_Task description_
Restate each of the lines below word for word and drop every picture.

_Given material_

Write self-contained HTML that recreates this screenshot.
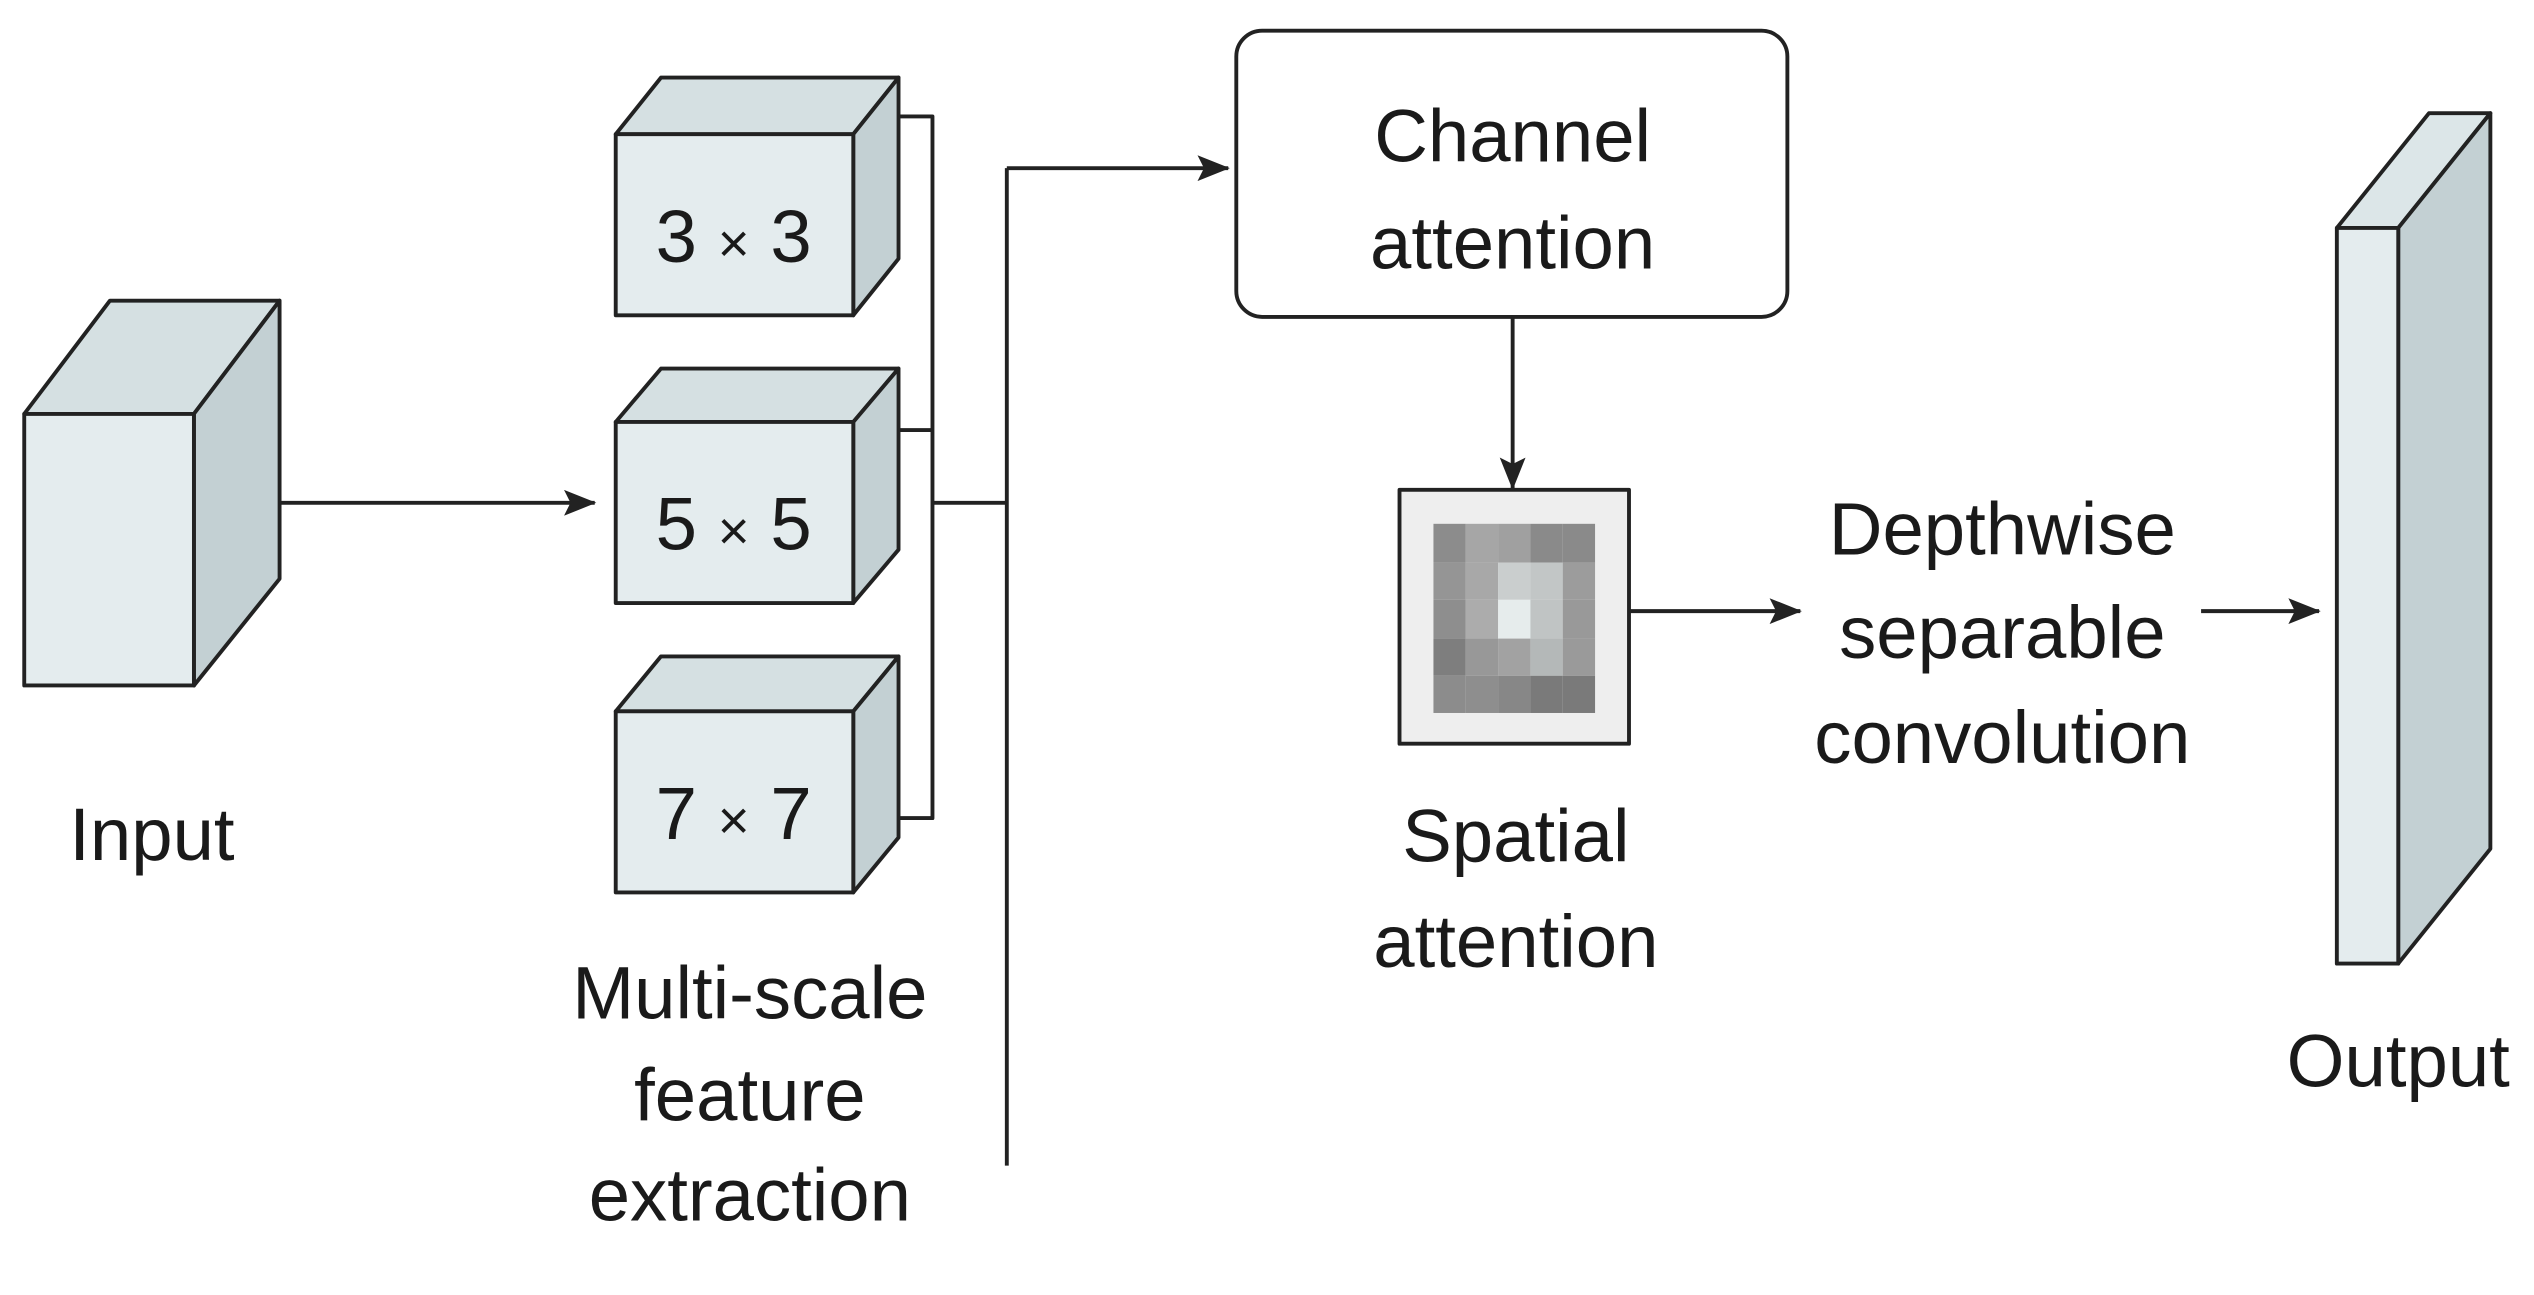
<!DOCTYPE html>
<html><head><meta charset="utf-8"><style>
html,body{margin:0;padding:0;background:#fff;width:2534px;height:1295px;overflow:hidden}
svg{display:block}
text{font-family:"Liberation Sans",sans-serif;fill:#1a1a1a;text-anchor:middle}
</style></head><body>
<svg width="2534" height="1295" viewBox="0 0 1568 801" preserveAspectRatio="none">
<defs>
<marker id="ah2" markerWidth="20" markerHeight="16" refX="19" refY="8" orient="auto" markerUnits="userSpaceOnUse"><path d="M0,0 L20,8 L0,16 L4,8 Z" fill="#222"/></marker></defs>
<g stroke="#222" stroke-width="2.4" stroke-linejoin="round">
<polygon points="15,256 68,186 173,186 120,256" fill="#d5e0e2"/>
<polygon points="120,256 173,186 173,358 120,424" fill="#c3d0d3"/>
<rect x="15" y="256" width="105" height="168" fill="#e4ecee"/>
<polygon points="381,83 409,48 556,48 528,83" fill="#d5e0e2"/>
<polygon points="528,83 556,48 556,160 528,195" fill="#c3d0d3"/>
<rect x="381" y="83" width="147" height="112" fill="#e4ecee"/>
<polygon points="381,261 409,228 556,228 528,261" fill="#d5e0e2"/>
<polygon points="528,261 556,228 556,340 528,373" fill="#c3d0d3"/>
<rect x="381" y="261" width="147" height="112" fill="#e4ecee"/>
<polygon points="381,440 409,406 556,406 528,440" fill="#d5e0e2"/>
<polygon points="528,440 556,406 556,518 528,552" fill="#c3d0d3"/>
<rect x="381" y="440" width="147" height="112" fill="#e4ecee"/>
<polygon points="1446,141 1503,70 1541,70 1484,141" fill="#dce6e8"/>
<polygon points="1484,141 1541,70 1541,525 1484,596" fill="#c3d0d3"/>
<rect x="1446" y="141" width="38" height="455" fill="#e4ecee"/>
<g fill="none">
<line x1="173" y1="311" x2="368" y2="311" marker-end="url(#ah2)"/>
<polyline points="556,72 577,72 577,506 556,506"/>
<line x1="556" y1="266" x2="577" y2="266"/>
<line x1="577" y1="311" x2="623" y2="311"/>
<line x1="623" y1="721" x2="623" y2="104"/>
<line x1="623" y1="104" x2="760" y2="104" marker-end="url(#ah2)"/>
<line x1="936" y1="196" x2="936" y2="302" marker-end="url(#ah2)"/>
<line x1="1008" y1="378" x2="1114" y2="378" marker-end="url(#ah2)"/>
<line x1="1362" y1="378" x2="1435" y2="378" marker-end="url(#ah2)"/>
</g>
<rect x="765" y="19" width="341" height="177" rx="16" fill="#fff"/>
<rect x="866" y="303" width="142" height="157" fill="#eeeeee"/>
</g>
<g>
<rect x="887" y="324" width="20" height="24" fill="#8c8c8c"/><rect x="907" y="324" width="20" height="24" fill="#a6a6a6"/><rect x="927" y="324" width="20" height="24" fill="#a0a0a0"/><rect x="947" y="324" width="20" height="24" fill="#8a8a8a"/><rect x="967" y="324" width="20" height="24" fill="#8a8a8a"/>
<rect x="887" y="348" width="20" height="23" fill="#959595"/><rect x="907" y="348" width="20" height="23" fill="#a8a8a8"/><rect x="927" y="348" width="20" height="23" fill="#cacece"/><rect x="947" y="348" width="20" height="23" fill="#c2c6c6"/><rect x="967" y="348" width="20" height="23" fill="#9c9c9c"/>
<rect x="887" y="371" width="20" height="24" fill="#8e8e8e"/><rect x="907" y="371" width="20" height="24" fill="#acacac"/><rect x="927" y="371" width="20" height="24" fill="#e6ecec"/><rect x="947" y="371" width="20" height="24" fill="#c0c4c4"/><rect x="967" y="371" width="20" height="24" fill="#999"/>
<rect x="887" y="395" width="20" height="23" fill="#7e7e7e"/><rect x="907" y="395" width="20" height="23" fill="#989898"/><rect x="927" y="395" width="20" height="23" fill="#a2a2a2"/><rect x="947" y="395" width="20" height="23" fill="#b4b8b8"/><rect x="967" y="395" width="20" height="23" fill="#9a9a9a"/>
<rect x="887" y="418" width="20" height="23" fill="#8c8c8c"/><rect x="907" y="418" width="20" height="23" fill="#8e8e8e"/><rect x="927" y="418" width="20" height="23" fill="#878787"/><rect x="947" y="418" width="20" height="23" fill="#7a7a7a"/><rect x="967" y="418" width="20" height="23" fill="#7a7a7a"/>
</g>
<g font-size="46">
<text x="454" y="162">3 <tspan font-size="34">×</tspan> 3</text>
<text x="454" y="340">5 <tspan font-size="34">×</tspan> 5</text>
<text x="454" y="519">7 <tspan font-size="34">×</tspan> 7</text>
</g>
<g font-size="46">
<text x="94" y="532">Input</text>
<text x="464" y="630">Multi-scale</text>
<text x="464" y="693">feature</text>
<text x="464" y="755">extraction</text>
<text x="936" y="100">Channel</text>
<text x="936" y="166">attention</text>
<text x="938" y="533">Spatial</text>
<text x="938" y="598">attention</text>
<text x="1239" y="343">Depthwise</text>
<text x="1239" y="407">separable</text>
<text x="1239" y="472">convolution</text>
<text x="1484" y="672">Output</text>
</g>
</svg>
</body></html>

_Completed exercise_
Write self-contained HTML that recreates this screenshot.
<!DOCTYPE html>
<html><head><meta charset="utf-8"><style>
html,body{margin:0;padding:0;background:#fff;width:2534px;height:1295px;overflow:hidden}
svg{display:block}
text{font-family:"Liberation Sans",sans-serif;fill:#1a1a1a;text-anchor:middle}
</style></head><body>
<svg width="2534" height="1295" viewBox="0 0 1568 801" preserveAspectRatio="none">
<defs>
<marker id="ah2" markerWidth="20" markerHeight="16" refX="19" refY="8" orient="auto" markerUnits="userSpaceOnUse"><path d="M0,0 L20,8 L0,16 L4,8 Z" fill="#222"/></marker></defs>
<g stroke="#222" stroke-width="2.4" stroke-linejoin="round">
<polygon points="15,256 68,186 173,186 120,256" fill="#d5e0e2"/>
<polygon points="120,256 173,186 173,358 120,424" fill="#c3d0d3"/>
<rect x="15" y="256" width="105" height="168" fill="#e4ecee"/>
<polygon points="381,83 409,48 556,48 528,83" fill="#d5e0e2"/>
<polygon points="528,83 556,48 556,160 528,195" fill="#c3d0d3"/>
<rect x="381" y="83" width="147" height="112" fill="#e4ecee"/>
<polygon points="381,261 409,228 556,228 528,261" fill="#d5e0e2"/>
<polygon points="528,261 556,228 556,340 528,373" fill="#c3d0d3"/>
<rect x="381" y="261" width="147" height="112" fill="#e4ecee"/>
<polygon points="381,440 409,406 556,406 528,440" fill="#d5e0e2"/>
<polygon points="528,440 556,406 556,518 528,552" fill="#c3d0d3"/>
<rect x="381" y="440" width="147" height="112" fill="#e4ecee"/>
<polygon points="1446,141 1503,70 1541,70 1484,141" fill="#dce6e8"/>
<polygon points="1484,141 1541,70 1541,525 1484,596" fill="#c3d0d3"/>
<rect x="1446" y="141" width="38" height="455" fill="#e4ecee"/>
<g fill="none">
<line x1="173" y1="311" x2="368" y2="311" marker-end="url(#ah2)"/>
<polyline points="556,72 577,72 577,506 556,506"/>
<line x1="556" y1="266" x2="577" y2="266"/>
<line x1="577" y1="311" x2="623" y2="311"/>
<line x1="623" y1="721" x2="623" y2="104"/>
<line x1="623" y1="104" x2="760" y2="104" marker-end="url(#ah2)"/>
<line x1="936" y1="196" x2="936" y2="302" marker-end="url(#ah2)"/>
<line x1="1008" y1="378" x2="1114" y2="378" marker-end="url(#ah2)"/>
<line x1="1362" y1="378" x2="1435" y2="378" marker-end="url(#ah2)"/>
</g>
<rect x="765" y="19" width="341" height="177" rx="16" fill="#fff"/>
<rect x="866" y="303" width="142" height="157" fill="#eeeeee"/>
</g>
<g>
<rect x="887" y="324" width="20" height="24" fill="#8c8c8c"/><rect x="907" y="324" width="20" height="24" fill="#a6a6a6"/><rect x="927" y="324" width="20" height="24" fill="#a0a0a0"/><rect x="947" y="324" width="20" height="24" fill="#8a8a8a"/><rect x="967" y="324" width="20" height="24" fill="#8a8a8a"/>
<rect x="887" y="348" width="20" height="23" fill="#959595"/><rect x="907" y="348" width="20" height="23" fill="#a8a8a8"/><rect x="927" y="348" width="20" height="23" fill="#cacece"/><rect x="947" y="348" width="20" height="23" fill="#c2c6c6"/><rect x="967" y="348" width="20" height="23" fill="#9c9c9c"/>
<rect x="887" y="371" width="20" height="24" fill="#8e8e8e"/><rect x="907" y="371" width="20" height="24" fill="#acacac"/><rect x="927" y="371" width="20" height="24" fill="#e6ecec"/><rect x="947" y="371" width="20" height="24" fill="#c0c4c4"/><rect x="967" y="371" width="20" height="24" fill="#999"/>
<rect x="887" y="395" width="20" height="23" fill="#7e7e7e"/><rect x="907" y="395" width="20" height="23" fill="#989898"/><rect x="927" y="395" width="20" height="23" fill="#a2a2a2"/><rect x="947" y="395" width="20" height="23" fill="#b4b8b8"/><rect x="967" y="395" width="20" height="23" fill="#9a9a9a"/>
<rect x="887" y="418" width="20" height="23" fill="#8c8c8c"/><rect x="907" y="418" width="20" height="23" fill="#8e8e8e"/><rect x="927" y="418" width="20" height="23" fill="#878787"/><rect x="947" y="418" width="20" height="23" fill="#7a7a7a"/><rect x="967" y="418" width="20" height="23" fill="#7a7a7a"/>
</g>
<g font-size="46">
<text x="454" y="162">3 <tspan font-size="34">×</tspan> 3</text>
<text x="454" y="340">5 <tspan font-size="34">×</tspan> 5</text>
<text x="454" y="519">7 <tspan font-size="34">×</tspan> 7</text>
</g>
<g font-size="46">
<text x="94" y="532">Input</text>
<text x="464" y="630">Multi-scale</text>
<text x="464" y="693">feature</text>
<text x="464" y="755">extraction</text>
<text x="936" y="100">Channel</text>
<text x="936" y="166">attention</text>
<text x="938" y="533">Spatial</text>
<text x="938" y="598">attention</text>
<text x="1239" y="343">Depthwise</text>
<text x="1239" y="407">separable</text>
<text x="1239" y="472">convolution</text>
<text x="1484" y="672">Output</text>
</g>
</svg>
</body></html>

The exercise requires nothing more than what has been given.